The Department places the safety of our nuclear fleet at the highest possible level. There are continuous attempts to ensure that any potential threats to our submarines are monitored. If the hon. Gentleman has something specific he would like to draw to our attention he should do so, and I am happy to meet him to discuss it.
Tata Steel developed three new types of steel to build the Queen Elizabeth class of aircraft carrier. Will my right hon. Friend ensure that British steel manufacturers continue to innovate with as well as deliver for the Royal Navy?
I am grateful to my hon. Friend for highlighting the success of Tata Steel in supplying steel for the aircraft carrier. Other grades and types of steel are not currently available in this country and we would be happy to talk to the industry about what steps it can take to make such steel types available.
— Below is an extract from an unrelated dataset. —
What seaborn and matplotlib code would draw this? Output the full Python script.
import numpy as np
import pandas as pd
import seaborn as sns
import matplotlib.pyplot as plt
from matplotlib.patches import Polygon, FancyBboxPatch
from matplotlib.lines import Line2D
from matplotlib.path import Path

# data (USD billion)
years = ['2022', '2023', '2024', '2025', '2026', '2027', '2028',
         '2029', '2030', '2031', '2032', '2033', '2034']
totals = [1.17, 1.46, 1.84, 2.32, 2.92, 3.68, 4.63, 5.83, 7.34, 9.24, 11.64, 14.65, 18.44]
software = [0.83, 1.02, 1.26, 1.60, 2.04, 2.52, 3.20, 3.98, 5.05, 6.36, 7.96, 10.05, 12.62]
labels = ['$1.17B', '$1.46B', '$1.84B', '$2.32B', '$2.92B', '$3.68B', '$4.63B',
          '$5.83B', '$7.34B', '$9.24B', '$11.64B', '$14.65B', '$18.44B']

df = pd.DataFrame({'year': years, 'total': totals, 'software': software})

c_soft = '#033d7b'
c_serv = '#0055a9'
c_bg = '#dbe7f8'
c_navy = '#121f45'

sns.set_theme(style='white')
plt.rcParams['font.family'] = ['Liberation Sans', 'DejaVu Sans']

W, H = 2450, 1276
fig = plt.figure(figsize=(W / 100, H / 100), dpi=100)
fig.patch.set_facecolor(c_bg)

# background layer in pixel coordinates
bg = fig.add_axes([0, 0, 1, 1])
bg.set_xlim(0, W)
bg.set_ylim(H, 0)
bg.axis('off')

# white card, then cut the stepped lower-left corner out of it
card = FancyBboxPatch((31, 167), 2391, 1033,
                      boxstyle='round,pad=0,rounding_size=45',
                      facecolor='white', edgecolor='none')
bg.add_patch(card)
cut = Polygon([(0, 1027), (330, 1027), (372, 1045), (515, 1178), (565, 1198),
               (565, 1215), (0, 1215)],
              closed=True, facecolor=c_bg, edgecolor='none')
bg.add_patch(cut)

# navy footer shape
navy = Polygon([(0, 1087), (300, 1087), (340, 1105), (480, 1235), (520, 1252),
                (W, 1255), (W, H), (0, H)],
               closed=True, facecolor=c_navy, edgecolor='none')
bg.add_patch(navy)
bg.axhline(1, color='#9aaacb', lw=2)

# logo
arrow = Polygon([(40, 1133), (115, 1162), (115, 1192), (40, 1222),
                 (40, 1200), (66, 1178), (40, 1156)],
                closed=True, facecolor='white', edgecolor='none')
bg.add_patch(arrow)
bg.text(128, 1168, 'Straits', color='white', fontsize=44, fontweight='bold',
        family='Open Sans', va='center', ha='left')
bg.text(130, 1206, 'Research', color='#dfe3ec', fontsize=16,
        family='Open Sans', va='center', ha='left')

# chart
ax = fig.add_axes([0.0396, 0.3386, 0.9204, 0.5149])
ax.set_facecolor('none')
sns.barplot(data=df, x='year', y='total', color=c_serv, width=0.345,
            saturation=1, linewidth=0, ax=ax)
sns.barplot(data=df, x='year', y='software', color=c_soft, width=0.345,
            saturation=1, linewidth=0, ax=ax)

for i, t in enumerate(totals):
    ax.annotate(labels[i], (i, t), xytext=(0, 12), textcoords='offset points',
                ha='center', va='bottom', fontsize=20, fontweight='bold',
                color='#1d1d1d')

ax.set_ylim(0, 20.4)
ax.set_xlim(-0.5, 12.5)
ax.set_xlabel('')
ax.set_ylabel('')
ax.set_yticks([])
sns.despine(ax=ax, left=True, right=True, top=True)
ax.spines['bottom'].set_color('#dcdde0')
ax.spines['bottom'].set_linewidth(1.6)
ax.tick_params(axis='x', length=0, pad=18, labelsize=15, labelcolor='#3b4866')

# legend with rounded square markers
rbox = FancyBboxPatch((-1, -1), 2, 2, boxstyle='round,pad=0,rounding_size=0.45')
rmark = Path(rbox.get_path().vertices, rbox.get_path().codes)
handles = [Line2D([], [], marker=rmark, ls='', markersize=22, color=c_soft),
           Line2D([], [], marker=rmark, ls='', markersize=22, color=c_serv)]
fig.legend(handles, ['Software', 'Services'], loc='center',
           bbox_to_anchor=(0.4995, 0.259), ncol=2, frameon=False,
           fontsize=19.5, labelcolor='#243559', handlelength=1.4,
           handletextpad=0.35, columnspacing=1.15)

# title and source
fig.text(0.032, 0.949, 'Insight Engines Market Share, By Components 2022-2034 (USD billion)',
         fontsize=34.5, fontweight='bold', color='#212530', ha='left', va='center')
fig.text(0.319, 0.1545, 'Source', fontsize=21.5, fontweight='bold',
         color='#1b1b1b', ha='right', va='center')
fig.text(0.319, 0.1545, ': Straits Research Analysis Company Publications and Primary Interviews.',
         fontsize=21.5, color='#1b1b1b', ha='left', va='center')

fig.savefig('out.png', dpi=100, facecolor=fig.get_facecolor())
The Army Reserve centre in Cobridge in my constituency is home to the A detachment 202 (M) field hospital. I have been in correspondence with the Minister but have yet to receive a response to rumours about its imminent closure, something that is yet to be confirmed or consulted about with the wider community. May I have a response from the Minister?
I am grateful to the hon. Lady for her letters on this issue; we have also had a word in the margins. We are looking into the matter. We have a robust system for appeals. I am so far unable to offer her any comfort but I will come back to her shortly.
Further to the question asked by my hon. Friend the Member for Southend West (Sir David Amess), the 1206 Air Training Corps squadron in Lichfield is one of the biggest in the west midlands, but it too has been suffering from a lack of glider training provision. What hope can the Minister give my friends and corps members that that training will be resumed?
I am delighted to answer a question from the distinguished president of that squadron. Nearly two years ago, all gliding had to be suspended for safety reasons. We have been unable to find a contractor who could credibly take on the repair of the Vigilants, but the Vikings are all on their way up, together with a very small number of Vigilants. By 2018 we will be delivering a full programme of gliding, with an enhanced level of powered flying with more Grob Tutors, and that will start this summer.
Some 5,000 service personnel who serve overseas have applied for postal votes. They tell me that by the time the postal votes are sent to the regiment, those serving overseas are disadvantaged. How will the Minister ensure that postal votes are received by those serving overseas who wish to vote?
We partook in the Government-wide scheme launched on 1 February to try to ensure that our service personnel were aware that they could register, and we will do the same again through a defence information notice on the EU referendum that will be issued in May. Ultimately, it is down to individual service voters whether they register or vote.
May I ask the Secretary of State, or perhaps my hon. and very gallant Friend the Minister for the Armed Forces—[Interruption] Gallant because she is in the Royal Navy reserves—to assure the House that no investigator used by Leigh Day or Public Interest Lawyers is paid for by the Ministry of Defence for any service?
I can give the assurance that, although the Ministry of Defence does not direct the investigations of the Iraq Historic Allegations Team, it is responsible for ensuring that public money is spent well and efficiently. While we can clearly justify investigations into wrongdoing and those that exonerate our armed forces, we cannot justify spending money on processes that frustrate those investigations. We have given clear ministerial direction that those agents are not to be paid with public money, and we have received assurances that that is the case.
Several hon. Members rose—
Order. I am sorry, but demand invariably exceeds supply and we must move on.